At the risk of raising your infamous hackles, let me suggest that you don’t have the will. How else would you explain a more than 30 per cent annual turnover among your IT staff?

“Greed,” I can hear you say in your inimitable executive growl. “These IT types are just taking advantage of a hot market.” And I’m giving you credit for referring to them as “IT types” rather than what you usually call them.

Yes, they’re taking advantage of a hot market, as if you wouldn’t if a much better offer came along for your vaunted management skills, assuming prehistoric executives ever come back into high demand.

The name of the game here is supply and demand, and the game’s as old as business itself. Your organization reminded all of us, including those greedy IT types, of the inevitability of this business dynamic when you laid off all those people in 1997 because of “market forces.”

Market forces: if you’re losing IT people to other companies for more money, you’d got to be asking yourself a fundamental question: are they paying too much, or are you paying too little?

You could argue that the people you’re losing are a known commodity to you, and an unknown to a new employer, so you really know what they’re worth.

Are you sure? Have you really made an explicit and honest effort to line up what your IT staff are looking for from the work they do with what your organization requires from them?

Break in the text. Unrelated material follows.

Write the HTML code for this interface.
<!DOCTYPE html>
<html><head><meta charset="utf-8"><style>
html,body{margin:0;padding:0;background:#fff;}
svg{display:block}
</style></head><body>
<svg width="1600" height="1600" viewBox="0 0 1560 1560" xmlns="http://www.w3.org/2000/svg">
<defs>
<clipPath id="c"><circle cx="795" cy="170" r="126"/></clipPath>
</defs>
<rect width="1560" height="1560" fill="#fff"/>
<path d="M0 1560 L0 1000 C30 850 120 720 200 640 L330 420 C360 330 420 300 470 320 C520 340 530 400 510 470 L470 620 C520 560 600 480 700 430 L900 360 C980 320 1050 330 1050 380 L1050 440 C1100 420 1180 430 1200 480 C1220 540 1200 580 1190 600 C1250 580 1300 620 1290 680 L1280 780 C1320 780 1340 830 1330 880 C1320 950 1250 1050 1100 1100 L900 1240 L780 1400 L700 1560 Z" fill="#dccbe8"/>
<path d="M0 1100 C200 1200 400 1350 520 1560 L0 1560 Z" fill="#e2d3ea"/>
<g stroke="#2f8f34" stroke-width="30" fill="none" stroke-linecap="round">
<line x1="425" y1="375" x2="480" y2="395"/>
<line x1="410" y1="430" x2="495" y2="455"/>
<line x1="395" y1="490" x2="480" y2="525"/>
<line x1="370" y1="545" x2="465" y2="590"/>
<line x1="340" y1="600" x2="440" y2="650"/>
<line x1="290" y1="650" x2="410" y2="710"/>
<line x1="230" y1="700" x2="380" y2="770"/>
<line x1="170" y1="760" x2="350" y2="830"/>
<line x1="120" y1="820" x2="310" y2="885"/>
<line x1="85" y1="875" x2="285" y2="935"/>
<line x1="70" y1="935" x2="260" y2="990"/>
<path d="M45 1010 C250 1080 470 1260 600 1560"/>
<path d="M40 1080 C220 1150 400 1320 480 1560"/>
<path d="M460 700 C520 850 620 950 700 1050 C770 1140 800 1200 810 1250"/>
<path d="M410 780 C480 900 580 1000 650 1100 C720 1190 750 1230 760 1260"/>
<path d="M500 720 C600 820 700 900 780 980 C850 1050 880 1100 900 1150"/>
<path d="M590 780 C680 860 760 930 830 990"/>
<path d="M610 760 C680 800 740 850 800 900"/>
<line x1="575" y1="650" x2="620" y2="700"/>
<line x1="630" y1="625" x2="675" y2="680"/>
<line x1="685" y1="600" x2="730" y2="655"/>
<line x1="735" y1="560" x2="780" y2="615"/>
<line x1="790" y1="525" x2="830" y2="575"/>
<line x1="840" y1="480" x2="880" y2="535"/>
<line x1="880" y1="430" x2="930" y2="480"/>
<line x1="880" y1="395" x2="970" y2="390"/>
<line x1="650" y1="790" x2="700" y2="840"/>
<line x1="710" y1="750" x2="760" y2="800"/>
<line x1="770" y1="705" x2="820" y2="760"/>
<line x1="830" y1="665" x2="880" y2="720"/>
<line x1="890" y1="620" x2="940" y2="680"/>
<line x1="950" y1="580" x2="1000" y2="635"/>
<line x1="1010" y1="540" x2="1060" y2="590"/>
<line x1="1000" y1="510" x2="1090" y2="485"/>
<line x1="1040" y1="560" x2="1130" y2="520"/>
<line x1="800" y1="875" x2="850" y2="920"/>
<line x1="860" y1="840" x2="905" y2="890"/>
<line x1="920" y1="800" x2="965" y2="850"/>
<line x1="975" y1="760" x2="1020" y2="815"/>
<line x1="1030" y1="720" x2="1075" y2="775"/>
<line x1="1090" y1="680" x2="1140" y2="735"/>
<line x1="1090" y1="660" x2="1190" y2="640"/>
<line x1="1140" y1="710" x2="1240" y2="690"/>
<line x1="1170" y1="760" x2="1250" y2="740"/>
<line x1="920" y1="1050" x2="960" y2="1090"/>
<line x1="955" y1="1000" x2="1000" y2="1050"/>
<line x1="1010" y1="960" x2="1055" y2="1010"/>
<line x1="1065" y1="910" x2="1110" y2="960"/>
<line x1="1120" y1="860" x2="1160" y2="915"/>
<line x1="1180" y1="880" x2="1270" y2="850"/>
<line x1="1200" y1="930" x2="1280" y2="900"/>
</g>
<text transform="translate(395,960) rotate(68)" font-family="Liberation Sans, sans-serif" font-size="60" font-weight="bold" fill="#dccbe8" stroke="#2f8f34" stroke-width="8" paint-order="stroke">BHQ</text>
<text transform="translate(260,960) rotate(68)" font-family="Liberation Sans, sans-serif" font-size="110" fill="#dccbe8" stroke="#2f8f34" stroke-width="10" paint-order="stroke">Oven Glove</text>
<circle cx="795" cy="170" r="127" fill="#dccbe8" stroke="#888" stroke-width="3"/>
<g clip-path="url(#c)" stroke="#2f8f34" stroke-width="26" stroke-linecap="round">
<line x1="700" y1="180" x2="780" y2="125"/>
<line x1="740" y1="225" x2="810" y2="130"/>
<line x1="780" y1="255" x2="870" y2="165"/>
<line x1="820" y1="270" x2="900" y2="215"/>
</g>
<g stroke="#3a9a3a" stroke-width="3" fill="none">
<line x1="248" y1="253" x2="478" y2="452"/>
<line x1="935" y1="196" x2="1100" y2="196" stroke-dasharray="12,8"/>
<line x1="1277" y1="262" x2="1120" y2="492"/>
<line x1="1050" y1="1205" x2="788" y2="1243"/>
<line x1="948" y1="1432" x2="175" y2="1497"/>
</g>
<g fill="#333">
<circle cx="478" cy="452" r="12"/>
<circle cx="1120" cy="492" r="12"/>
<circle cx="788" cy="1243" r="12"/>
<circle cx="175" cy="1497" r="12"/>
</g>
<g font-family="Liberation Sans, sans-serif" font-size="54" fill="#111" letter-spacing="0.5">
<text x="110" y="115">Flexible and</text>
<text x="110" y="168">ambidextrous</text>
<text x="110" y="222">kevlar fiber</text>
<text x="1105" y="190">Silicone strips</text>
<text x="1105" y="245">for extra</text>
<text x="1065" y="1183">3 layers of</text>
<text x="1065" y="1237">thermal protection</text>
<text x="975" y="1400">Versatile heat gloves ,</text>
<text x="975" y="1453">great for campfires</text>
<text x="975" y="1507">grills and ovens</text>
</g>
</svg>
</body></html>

Do you really understand what it was that made that last IT person leave? Start from the assumption that in almost every case a large part of the fault is either directly your own, or within your control.

And, sir, it ain’t always the money – maybe it’s just because she “couldn’t spend one more day in those gawdawful cubicles.” You remember the cubicles don’t you? The ones you introduced for all the technical staff to cut down on real estate costs?

I can hear the gears turning in your mind: “If I changed the cubicles for her, I’d have to change the cubicles for everyone – how much would that cost? And how much would it cost me to fix the things that everyone else is unhappy with?”

Sir, I’d bet the number isn’t nearly as high as the cost of turning over 30 per cent of your technical staff inside one year.